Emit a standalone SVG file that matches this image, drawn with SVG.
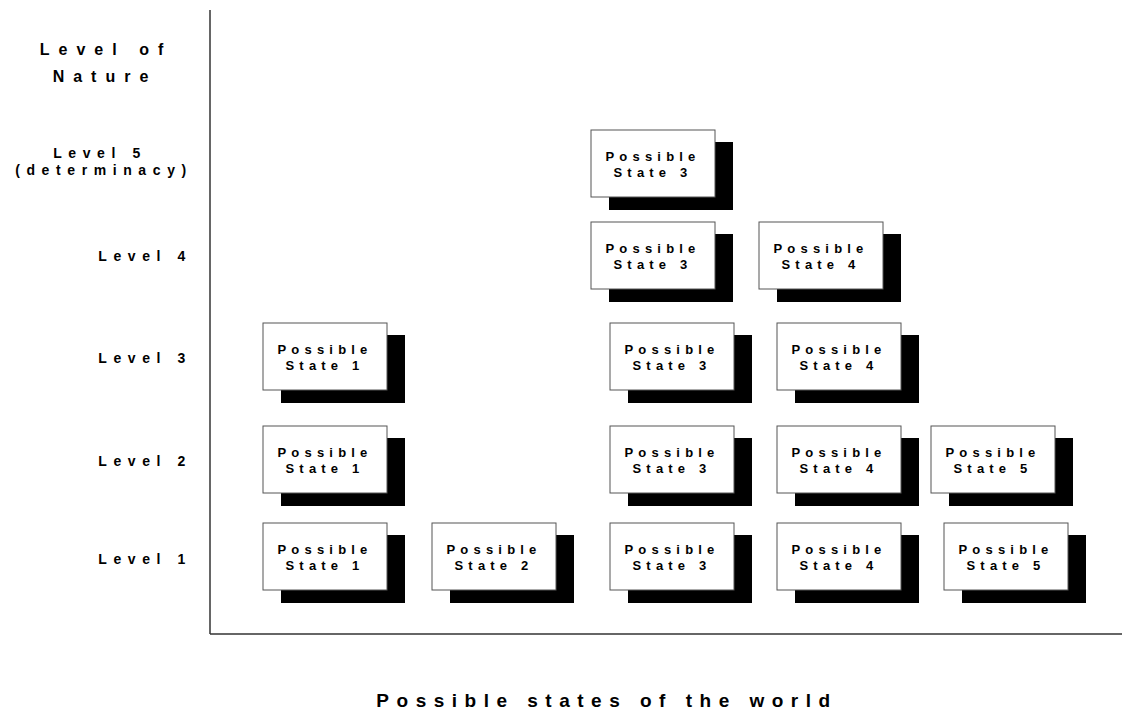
<svg xmlns="http://www.w3.org/2000/svg" width="1122" height="710" viewBox="0 0 1122 710">
<style>
.shadow{fill:#000}
.box{fill:#fff;stroke:#555;stroke-width:1}
.bt{font-family:"Liberation Sans",Arial,sans-serif;font-weight:bold;font-size:13px;letter-spacing:5.2px;text-anchor:middle;fill:#000}
.lab{font-family:"Liberation Sans",Arial,sans-serif;font-weight:bold;font-size:14px;letter-spacing:6.6px;fill:#000}
.big{font-family:"Liberation Sans",Arial,sans-serif;font-weight:bold;font-size:16px;letter-spacing:9px;text-anchor:middle;fill:#000}
.title{font-family:"Liberation Sans",Arial,sans-serif;font-weight:bold;font-size:19px;letter-spacing:7.5px;text-anchor:middle;fill:#000}
.axis{stroke:#333;stroke-width:1.5;fill:none}
</style>
<defs>
<g id="node">
<rect class="shadow" x="18" y="12" width="124" height="68"/>
<rect class="box" x="0" y="0" width="124" height="67"/>
<text class="bt" x="62" y="31">Possible</text>
</g>
</defs>
<g id="axes">
<line class="axis" x1="210" y1="10" x2="210" y2="634"/>
<line class="axis" x1="210" y1="634" x2="1122" y2="634"/>
</g>
<g id="labels">
<text class="big" x="106" y="55">Level of</text>
<text class="big" x="105" y="82">Nature</text>
<text class="lab" x="100" y="158" text-anchor="middle" letter-spacing="7.4">Level 5</text>
<text class="lab" x="104" y="175" text-anchor="middle" letter-spacing="6.9">(determinacy)</text>
<text class="lab" x="192" y="261" text-anchor="end">Level 4</text>
<text class="lab" x="192" y="363" text-anchor="end">Level 3</text>
<text class="lab" x="192" y="466" text-anchor="end">Level 2</text>
<text class="lab" x="192" y="564" text-anchor="end">Level 1</text>
<text class="title" x="607" y="707">Possible states of the world</text>
</g>
<g id="connectors"/>
<g id="l5s3" transform="translate(591,130)"><use href="#node"/><text class="bt" x="62" y="47">State 3</text></g>
<g id="l4s3" transform="translate(591,222)"><use href="#node"/><text class="bt" x="62" y="47">State 3</text></g>
<g id="l4s4" transform="translate(759,222)"><use href="#node"/><text class="bt" x="62" y="47">State 4</text></g>
<g id="l3s1" transform="translate(263,323)"><use href="#node"/><text class="bt" x="62" y="47">State 1</text></g>
<g id="l3s3" transform="translate(610,323)"><use href="#node"/><text class="bt" x="62" y="47">State 3</text></g>
<g id="l3s4" transform="translate(777,323)"><use href="#node"/><text class="bt" x="62" y="47">State 4</text></g>
<g id="l2s1" transform="translate(263,426)"><use href="#node"/><text class="bt" x="62" y="47">State 1</text></g>
<g id="l2s3" transform="translate(610,426)"><use href="#node"/><text class="bt" x="62" y="47">State 3</text></g>
<g id="l2s4" transform="translate(777,426)"><use href="#node"/><text class="bt" x="62" y="47">State 4</text></g>
<g id="l2s5" transform="translate(931,426)"><use href="#node"/><text class="bt" x="62" y="47">State 5</text></g>
<g id="l1s1" transform="translate(263,523)"><use href="#node"/><text class="bt" x="62" y="47">State 1</text></g>
<g id="l1s2" transform="translate(432,523)"><use href="#node"/><text class="bt" x="62" y="47">State 2</text></g>
<g id="l1s3" transform="translate(610,523)"><use href="#node"/><text class="bt" x="62" y="47">State 3</text></g>
<g id="l1s4" transform="translate(777,523)"><use href="#node"/><text class="bt" x="62" y="47">State 4</text></g>
<g id="l1s5" transform="translate(944,523)"><use href="#node"/><text class="bt" x="62" y="47">State 5</text></g>
</svg>
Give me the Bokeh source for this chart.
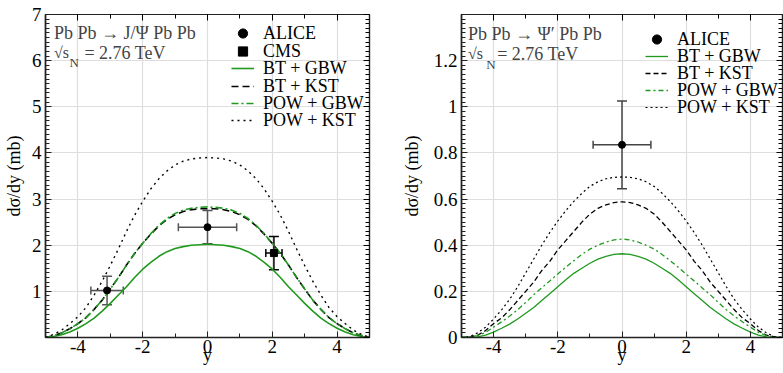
from bokeh.plotting import figure
from bokeh.layouts import row
from bokeh.models import (Range1d, LinearAxis, SingleIntervalTicker, CustomJSTickFormatter,
                          Legend, LegendItem, Label, Whisker, TeeHead, ColumnDataSource)
from bokeh.embed import file_html
from bokeh.resources import INLINE

# ---------------- data ----------------
rap = [-5.0, -4.75, -4.5, -4.25, -4.0, -3.75, -3.5, -3.25, -3.0, -2.75, -2.5, -2.25, -2.0,
       -1.75, -1.5, -1.25, -1.0, -0.75, -0.5, -0.25, 0.0, 0.25, 0.5, 0.75, 1.0, 1.25, 1.5,
       1.75, 2.0, 2.25, 2.5, 2.75, 3.0, 3.25, 3.5, 3.75, 4.0, 4.25, 4.5, 4.75, 5.0]

# J/Psi panel (mb)
jpsi_bt_gbw = [0, 0.02, 0.06, 0.12, 0.2, 0.3, 0.42, 0.57, 0.74, 0.92, 1.1, 1.3, 1.48, 1.63, 1.76,
               1.86, 1.93, 1.97, 2.0, 2.01, 2.02, 2.01, 2.0, 1.97, 1.93, 1.86, 1.76, 1.63, 1.48,
               1.3, 1.1, 0.92, 0.74, 0.57, 0.42, 0.3, 0.2, 0.12, 0.06, 0.02, 0]
jpsi_bt_kst = [0, 0.04, 0.1, 0.19, 0.3, 0.43, 0.61, 0.81, 1.05, 1.3, 1.57, 1.82, 2.04, 2.24, 2.42,
               2.56, 2.66, 2.73, 2.77, 2.79, 2.79, 2.79, 2.77, 2.73, 2.66, 2.56, 2.42, 2.24, 2.04,
               1.82, 1.57, 1.3, 1.05, 0.81, 0.61, 0.43, 0.3, 0.19, 0.1, 0.04, 0]
jpsi_pow_gbw = [0, 0.04, 0.1, 0.19, 0.3, 0.43, 0.61, 0.81, 1.05, 1.3, 1.57, 1.82, 2.04, 2.25, 2.43,
                2.58, 2.69, 2.76, 2.8, 2.82, 2.83, 2.82, 2.8, 2.76, 2.69, 2.58, 2.43, 2.25, 2.04,
                1.82, 1.57, 1.3, 1.05, 0.81, 0.61, 0.43, 0.3, 0.19, 0.1, 0.04, 0]
jpsi_pow_kst = [0, 0.07, 0.16, 0.3, 0.45, 0.65, 0.92, 1.22, 1.56, 1.92, 2.3, 2.65, 2.95, 3.22, 3.44,
                3.61, 3.74, 3.82, 3.87, 3.89, 3.9, 3.89, 3.87, 3.82, 3.74, 3.61, 3.44, 3.22, 2.95,
                2.65, 2.3, 1.92, 1.56, 1.22, 0.92, 0.65, 0.45, 0.3, 0.16, 0.07, 0]

jpsi_alice_y = [-3.1, 0.0]
jpsi_alice_val = [1.02, 2.39]
jpsi_alice_yerr = [0.5, 0.9]
jpsi_alice_err = [0.31, 0.36]
jpsi_cms_y = [2.05]
jpsi_cms_val = [1.83]
jpsi_cms_yerr = [0.25]
jpsi_cms_err = [0.36]

# Psi(2S) panel (mb)
psi_bt_gbw = [0, 0, 0.003, 0.01, 0.023, 0.04, 0.058, 0.08, 0.105, 0.13, 0.16, 0.19, 0.22, 0.25,
              0.278, 0.3, 0.322, 0.34, 0.352, 0.36, 0.363, 0.36, 0.352, 0.34, 0.322, 0.3, 0.278,
              0.25, 0.22, 0.19, 0.16, 0.13, 0.105, 0.08, 0.058, 0.04, 0.023, 0.01, 0.003, 0, 0]
psi_bt_kst = [0, 0.003, 0.01, 0.03, 0.06, 0.085, 0.12, 0.16, 0.2, 0.24, 0.29, 0.33, 0.38, 0.42,
              0.46, 0.5, 0.535, 0.56, 0.575, 0.585, 0.588, 0.585, 0.575, 0.56, 0.535, 0.5, 0.46,
              0.42, 0.38, 0.33, 0.29, 0.24, 0.2, 0.16, 0.12, 0.085, 0.06, 0.03, 0.01, 0.003, 0]
psi_pow_gbw = [0, 0.002, 0.008, 0.022, 0.045, 0.068, 0.093, 0.12, 0.152, 0.185, 0.215, 0.245,
               0.275, 0.305, 0.333, 0.36, 0.383, 0.4, 0.414, 0.423, 0.427, 0.423, 0.414, 0.4,
               0.383, 0.36, 0.333, 0.305, 0.275, 0.245, 0.215, 0.185, 0.152, 0.12, 0.093, 0.068,
               0.045, 0.022, 0.008, 0.002, 0]
psi_pow_kst = [0, 0.004, 0.02, 0.045, 0.08, 0.12, 0.165, 0.22, 0.28, 0.34, 0.40, 0.455, 0.505,
               0.55, 0.59, 0.625, 0.655, 0.675, 0.688, 0.694, 0.696, 0.694, 0.688, 0.675, 0.655,
               0.625, 0.59, 0.55, 0.505, 0.455, 0.40, 0.34, 0.28, 0.22, 0.165, 0.12, 0.08, 0.045,
               0.02, 0.004, 0]

psi_alice_y = [0.0]
psi_alice_val = [0.835]
psi_alice_yerr = [0.9]
psi_alice_err = [0.19]

legend_labels = ["ALICE", "CMS", "BT + GBW", "BT + KST", "POW + GBW", "POW + KST"]

FONT = "Liberation Serif"
GREEN = "#1f9a1f"


def style_fig(p, y_interval, y_minor, yfmt):
    p.outline_line_color = "black"
    p.outline_line_width = 1.2
    p.background_fill_color = "white"
    p.xgrid.grid_line_color = "#dedede"
    p.ygrid.grid_line_color = "#dedede"
    p.xgrid.grid_line_width = 1.2
    p.ygrid.grid_line_width = 1.2
    xt = SingleIntervalTicker(interval=2, num_minor_ticks=2)
    yt = SingleIntervalTicker(interval=y_interval, num_minor_ticks=y_minor)
    p.xaxis.ticker = xt
    p.yaxis.ticker = yt
    p.xgrid.ticker = xt
    p.ygrid.ticker = yt
    p.xaxis.formatter = CustomJSTickFormatter(code="return String(Math.round(tick));")
    p.yaxis.formatter = CustomJSTickFormatter(code=yfmt)
    for ax in (p.xaxis[0], p.yaxis[0]):
        ax.major_tick_in = 6
        ax.major_tick_out = 0
        ax.minor_tick_in = 4
        ax.minor_tick_out = 0
        ax.axis_line_width = 1.6
        ax.axis_line_color = "#222222"
        ax.major_tick_line_color = "#222222"
        ax.minor_tick_line_color = "#222222"
        ax.major_label_text_font = FONT
        ax.major_label_text_font_size = "19px"
        ax.major_label_text_color = "black"
        ax.axis_label_text_font = FONT
        ax.axis_label_text_font_size = "18px"
        ax.axis_label_text_font_style = "normal"
        ax.axis_label_text_color = "black"
    p.xaxis.major_label_standoff = 2
    p.xaxis.axis_label_standoff = -11
    p.yaxis.major_label_standoff = 4
    p.xaxis.axis_label = "y"
    p.yaxis.axis_label = "dσ/dy (mb)"
    # mirrored axes
    top = LinearAxis(ticker=xt, major_label_text_font_size="0px", major_label_standoff=0,
                     major_tick_in=6, major_tick_out=0, minor_tick_in=4, minor_tick_out=0,
                     axis_line_color="#222222", axis_line_width=1.2)
    right = LinearAxis(ticker=yt, major_label_text_font_size="0px", major_label_standoff=0,
                       major_tick_in=6, major_tick_out=0, minor_tick_in=4, minor_tick_out=0,
                       axis_line_color="#222222", axis_line_width=1.2)
    p.add_layout(top, "above")
    p.add_layout(right, "right")


def add_errors(p, xs, ys, xerr, yerr, color):
    src = ColumnDataSource(dict(
        x=xs, y=ys,
        xl=[a - b for a, b in zip(xs, xerr)], xu=[a + b for a, b in zip(xs, xerr)],
        yl=[a - b for a, b in zip(ys, yerr)], yu=[a + b for a, b in zip(ys, yerr)]))
    p.add_layout(Whisker(source=src, base="x", lower="yl", upper="yu", dimension="height",
                         line_color=color, line_width=1.5,
                         lower_head=TeeHead(size=10, line_color=color, line_width=1.5),
                         upper_head=TeeHead(size=10, line_color=color, line_width=1.5)))
    p.add_layout(Whisker(source=src, base="y", lower="xl", upper="xu", dimension="width",
                         line_color=color, line_width=1.5,
                         lower_head=TeeHead(size=8, line_color=color, line_width=1.5),
                         upper_head=TeeHead(size=8, line_color=color, line_width=1.5)))
    return src


def add_legend_rows(p, entries, x_px, y_px_list):
    # one single-item legend per row so that rows can be spaced tightly
    for (label, rend), ypx in zip(entries, y_px_list):
        leg = Legend(items=[LegendItem(label=label, renderers=[rend])], location=(x_px, ypx))
        leg.background_fill_alpha = 0
        leg.border_line_alpha = 0
        leg.padding = 0
        leg.margin = 0
        leg.spacing = 0
        leg.glyph_width = 23
        leg.glyph_height = 24
        leg.label_height = 24
        leg.label_standoff = 9
        leg.label_text_font = FONT
        leg.label_text_font_size = "18px"
        leg.label_text_color = "black"
        p.add_layout(leg, "center")


# ---------------- left panel ----------------
p1 = figure(width=390, height=373, x_range=Range1d(-5, 5), y_range=Range1d(0, 7),
            output_backend="svg", toolbar_location=None,
            min_border_left=45, min_border_right=21, min_border_top=14, min_border_bottom=36)
style_fig(p1, 1, 10, "return tick < 0.5 ? '' : String(Math.round(tick));")

r_bg = p1.line(rap, jpsi_bt_gbw, line_color=GREEN, line_width=1.6)
r_bk = p1.line(rap, jpsi_bt_kst, line_color="black", line_width=1.6, line_dash="7 4")
r_pg = p1.line(rap, jpsi_pow_gbw, line_color=GREEN, line_width=1.6, line_dash="7 3 2 3")
r_pk = p1.line(rap, jpsi_pow_kst, line_color="black", line_width=1.4, line_dash="2 4")

add_errors(p1, jpsi_alice_y, jpsi_alice_val, jpsi_alice_yerr, jpsi_alice_err, "#555555")
add_errors(p1, jpsi_cms_y, jpsi_cms_val, jpsi_cms_yerr, jpsi_cms_err, "black")
r_al = p1.scatter(jpsi_alice_y, jpsi_alice_val, marker="circle", size=7, color="black")
r_cm = p1.scatter(jpsi_cms_y, jpsi_cms_val, marker="square", size=7, color="black")

add_legend_rows(p1, list(zip(legend_labels, [r_al, r_cm, r_bg, r_bk, r_pg, r_pk])),
                186, [292, 274, 257, 239, 222, 205])

p1.add_layout(Label(x=-4.74, y=6.6, text="Pb Pb  → J/Ψ Pb Pb", text_font=FONT,
                    text_font_size="18px", text_baseline="middle"))
p1.add_layout(Label(x=-4.74, y=6.17, text="√s", text_font=FONT,
                    text_font_size="16px", text_baseline="middle"))
p1.add_layout(Label(x=-4.26, y=5.95, text="N", text_font=FONT,
                    text_font_size="13px", text_baseline="middle"))
p1.add_layout(Label(x=-3.8, y=6.17, text="= 2.76 TeV", text_font=FONT,
                    text_font_size="18px", text_baseline="middle"))

# ---------------- right panel ----------------
p2 = figure(width=393, height=373, x_range=Range1d(-5, 5), y_range=Range1d(0, 1.4),
            output_backend="svg", toolbar_location=None,
            min_border_left=71, min_border_right=1, min_border_top=14, min_border_bottom=36)
style_fig(p2, 0.2, 10, "return tick > 1.3 ? '' : String(Math.round(tick*10)/10);")
p2.yaxis[0].axis_label_standoff = 9

q_bg = p2.line(rap, psi_bt_gbw, line_color=GREEN, line_width=1.3)
q_bk = p2.line(rap, psi_bt_kst, line_color="black", line_width=1.3, line_dash="5 3")
q_pg = p2.line(rap, psi_pow_gbw, line_color=GREEN, line_width=1.3, line_dash="5 3 2 3")
q_pk = p2.line(rap, psi_pow_kst, line_color="black", line_width=1.2, line_dash="2 3")

add_errors(p2, psi_alice_y, psi_alice_val, psi_alice_yerr, psi_alice_err, "#444444")
q_al = p2.scatter(psi_alice_y, psi_alice_val, marker="circle", size=7, color="black")

add_legend_rows(p2, list(zip([legend_labels[i] for i in (0, 2, 3, 4, 5)],
                             [q_al, q_bg, q_bk, q_pg, q_pk])),
                184, [286, 269, 252, 235, 218])

p2.add_layout(Label(x=-4.8, y=1.317, text="Pb Pb  → Ψ′ Pb Pb", text_font=FONT,
                    text_font_size="18px", text_baseline="middle"))
p2.add_layout(Label(x=-4.8, y=1.23, text="√s", text_font=FONT,
                    text_font_size="16px", text_baseline="middle"))
p2.add_layout(Label(x=-4.23, y=1.185, text="N", text_font=FONT,
                    text_font_size="13px", text_baseline="middle"))
p2.add_layout(Label(x=-3.89, y=1.23, text="= 2.76 TeV", text_font=FONT,
                    text_font_size="18px", text_baseline="middle"))

layout = row(p1, p2)
open("out.html", "w").write(file_html(layout, INLINE))
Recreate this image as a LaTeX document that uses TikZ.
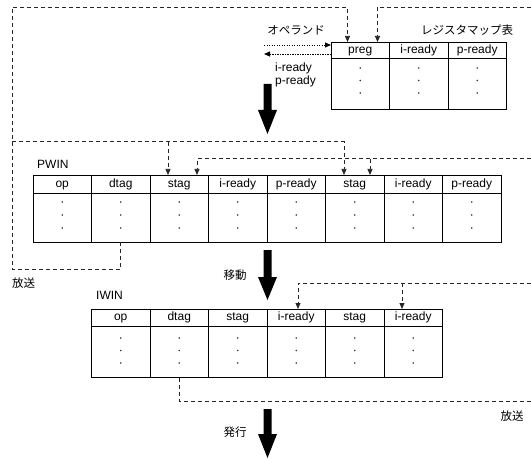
\documentclass[tikz,border=0pt]{standalone}
\usepackage{fontspec}
\setmainfont{Liberation Sans}
\newfontfamily\jpfont{Noto Sans CJK JP}
\usetikzlibrary{arrows.meta,calc}
\newcommand\lblfont{\fontsize{12}{13.5}\selectfont}
\newcommand\jplblfont{\jpfont\fontsize{11.5}{13.5}\selectfont}
\begin{document}
\begin{tikzpicture}[x=1pt,y=-1pt,
  hcell/.style={draw, line width=0.9pt, anchor=north west, minimum width=58.5pt, inner sep=0pt, outer sep=0pt, text height=8.6pt, text depth=2.4pt, font=\lblfont},
  bcell/.style={draw, line width=0.9pt, anchor=north west, minimum width=58.5pt, inner sep=0pt, outer sep=0pt},
  dsh/.style={draw=black!85, line width=0.75pt, dash pattern=on 4pt off 3pt},
  dtd/.style={draw=black, line width=0.8pt, dash pattern=on 1.2pt off 1.3pt},
  tip/.style={-{Triangle[length=6pt,width=5pt]}},
  lbl/.style={font=\lblfont, inner sep=0pt},
  jlbl/.style={font=\jplblfont, inner sep=0pt},
  dotc/.style={fill=black!80}
]
\useasboundingbox (0,0) rectangle (531,460);

% register map table
\foreach [count=\i] \t in {preg,i-ready,p-ready} {
  \node[hcell, minimum height=16.5pt] (rm\i) at ({331+58.5*(\i-1)},42) {\t};
  \node[bcell, minimum height=51pt] (rmb\i) at ({331+58.5*(\i-1)},58.5) {};
  \foreach \d in {-12.5,0,12.5} \fill[dotc] ($(rmb\i.center)+(0,\d-3.5)$) circle (0.85pt);
}
% PWIN
\foreach [count=\i] \t in {op,dtag,stag,i-ready,p-ready,stag,i-ready,p-ready} {
  \node[hcell, minimum height=18pt] (pw\i) at ({33+58.5*(\i-1)},175) {\t};
  \node[bcell, minimum height=49pt] (pwb\i) at ({33+58.5*(\i-1)},193) {};
  \foreach \d in {-13,0,13} \fill[dotc] ($(pwb\i.center)+(0,\d-2.5)$) circle (0.85pt);
}
% IWIN
\foreach [count=\i] \t in {op,dtag,stag,i-ready,stag,i-ready} {
  \node[hcell, minimum height=17pt] (iw\i) at ({91.5+58.5*(\i-1)},309) {\t};
  \node[bcell, minimum height=51.5pt] (iwb\i) at ({91.5+58.5*(\i-1)},326) {};
  \foreach \d in {-12.5,0,12.5} \fill[dotc] ($(iwb\i.center)+(0,\d-1.3)$) circle (0.85pt);
}

% labels
\node[jlbl] (opl) at (296,30) {オペランド};
\node[jlbl] (rmt) at (467,30) {レジスタマップ表};
\node[lbl, anchor=west] (ir) at (275,68) {i-ready};
\node[lbl, anchor=west] (pr) at (275,81.5) {p-ready};
\node[lbl, anchor=west] (pwin) at (37,164) {PWIN};
\node[lbl, anchor=west] (iwin) at (96,295) {IWIN};
\node[jlbl, anchor=west] (hs1) at (12,283) {放送};
\node[jlbl] (mv) at (235,275) {移動};
\node[jlbl] (hs2) at (512,416) {放送};
\node[jlbl] (hk) at (235,432) {発行};

% operand dotted arrows
\coordinate (o1) at (264,45);
\coordinate (o2) at (264,54);
\draw[dtd, tip] (o1) -- (o1 -| rm1.west);
\draw[dtd, tip] (o2 -| rm1.west) -- (o2);

% left broadcast loop
\coordinate (LB) at (12,269);
\coordinate (LT) at (12,7);
\coordinate (LM) at (12,141.7);
\coordinate (t1) at ($(rm1.north west)+(16.5,0)$);
\coordinate (t2) at ($(rm1.north west)+(46.5,0)$);
\coordinate (a3) at ($(pw3.north west)+(18,0)$);
\coordinate (a6) at ($(pw6.north west)+(18.5,0)$);
\coordinate (a3b) at ($(pw3.north west)+(47,0)$);
\coordinate (a6b) at ($(pw6.north west)+(44.5,0)$);
\coordinate (b4) at ($(iw4.north west)+(31,0)$);
\coordinate (b6) at ($(iw6.north west)+(18,0)$);
\draw[dsh, tip] (pwb2.south) |- (LB) -- (LT) -| (t1);
\draw[dsh, tip] (LM) -| (a6);
\draw[dsh, tip] (a3 |- LM) -- (a3);

% right broadcast lines
\coordinate (R1) at (531,7);
\coordinate (R2) at (531,158.7);
\coordinate (R3) at (531,283);
\coordinate (R4) at (531,401);
\draw[dsh, tip] (R1) -| (t2);
\draw[dsh, tip] (R2) -| (a3b);
\draw[dsh, tip] (a6b |- R2) -- (a6b);
\draw[dsh, tip] (R3) -| (b4);
\draw[dsh, tip] (b6 |- R3) -- (b6);
\draw[dsh] (iwb2.south) |- (R4);

% big arrows
\foreach \ya/\yb/\yc in {84/110/134, 250/277/300, 409/434/458} {
  \fill (263.5,\ya) -- (271.5,\ya) -- (271.5,\yb) -- (277,\yb) -- (267.5,\yc) -- (258,\yb) -- (263.5,\yb) -- cycle;
}
\end{tikzpicture}
\end{document}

[Description of the task] Take the lines above starting at the one containing "Give me the Bokeh source for this chart." and ending at the one containing "from bokeh.resources import INLINE", and print them again exactly, without pictures.

[Answer]
Give me the Bokeh source for this chart.
from bokeh.plotting import figure
from bokeh.layouts import row
from bokeh.models import (Range1d, LinearAxis, SingleIntervalTicker, CustomJSTickFormatter,
                          Legend, LegendItem, Label, Whisker, TeeHead, ColumnDataSource)
from bokeh.embed import file_html
from bokeh.resources import INLINE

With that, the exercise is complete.